- Posted by Michael McKee
- On 12 December 18
- Open Banking, Payments, PSD2, Strong customer authentication
Article 98(1) of the Second Payments Services Directive (EU) 2015/2366 (PSD2) requires the European Banking Authority (EBA) to develop Regulatory Technical Standards (RTS) on Strong Customer Authentication and common and secure communications (SCA). The RTS for SCA was published on 13 March 2018 and will become applicable on 14 September 2019.

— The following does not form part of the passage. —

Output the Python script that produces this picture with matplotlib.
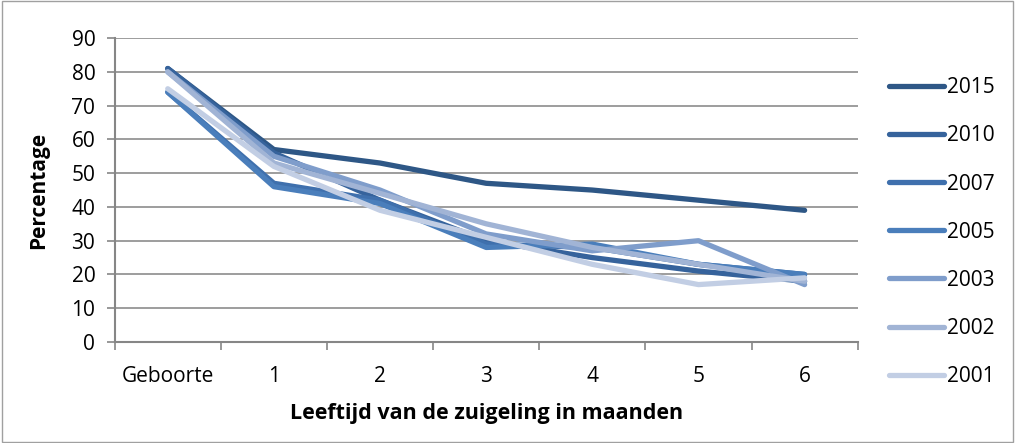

Article 33(4) of the SCA RTS requires an Account Servicing Payment Service Provider (ASPSP), such as a bank, to have a “contingency mechanism” in place in order to ensure continued availability of customer data to Third Party Providers of Payment Services (TPPs). However, Article 33(6) states that Competent Authorities (CAs) may exempt an ASPSP from the requirement to implement this fall back mechanism where an ASPSP can show it meets the following four conditions set out in Article 33(6) of the RTS:
- (i) compliance with the obligations for dedicated interfaces as set out in Article 32 of the RTS (these include ensuring the same level of availability and performance for all users, creating defined and transparent key performance indicators and service level targets and monitoring and publishing of statistics concerning availability and performance);
- (ii) design and testing in accordance with Article 30(5) to the satisfaction of the Payment Services Providers (PSPs);
- (iii) wide usage for at least three months by PSPs offering account information services, payment initiation services and providing confirmation on the availability of funds for cardbased payments; and
- (iv) ensuring any problem related to the dedicated interface has been resolved without undue delay.
The interpretation of these conditions has been the subject of much debate and negotiation during PSD2’s implementation, with ASPSPs citing the costs and technical challenges associated with implementing the fallback mechanism and TPPs emphasising the importance of uninterrupted access to information. It was in this context that the EBA published its final guidelines on 4 December 2018 setting out the conditions which ASPSPs are required to meet in order to benefit from the exemption to the contingency mechanism under Article 33(6).
This followed the draft guidelines issued by the EBA’s in its June 2018 Consultation Paper. The key requirements in the final EBA Guidelines are summarised below:
- ASPSPs will be required to provide the CA with feedback received from TPPs, along with an explanation of how the ASPSP has addressed any issues raised during its testing.
- CAs may take into account, when assessing an ASPSP’s compliance with the design condition in Article 33(6)(b) of the RTS, any problems reported by TPPs to the CA in relation to the elements to be tested.
- In assessing whether or not ASPSPs meet the “wide usage” condition, CAs should not only consider the number of TPPs that have used the ASPSP’s production interface, but also take into account the number of successful requests sent by TPPs via the dedicated interface, the number of TPPs available in their jurisdiction to use the interface, the steps that the ASPSP has taken to achieve “wide usage”, and the evidence submitted to the CA regarding the results of the testing and the resolution of issues raised by TPPs.
- ASPSPs will be required to publish data on the availability and performance of their dedicated interface, and do so in a way that enables TPPs and payment service users to compare the daily availability and performance of the dedicated interface with the availability and performance of each of the interfaces made available by the ASPSP to its own payment service users.
- ASPSPs are required to provide the CA with evidence that their dedicated interface does not give rise to unnecessary delay or friction for customers accessing their account via an Account Information Service Provider (AISP) or Payment Initiation Service Provider (PISP) in a manner that would directly or indirectly dissuade the customer from using the services of an AISP or PISP.
The deadline for CAs to report on whether or not they comply with the guidelines will be two months after the publication of the translations on the EBA’s website. They will apply from 1 January 2019.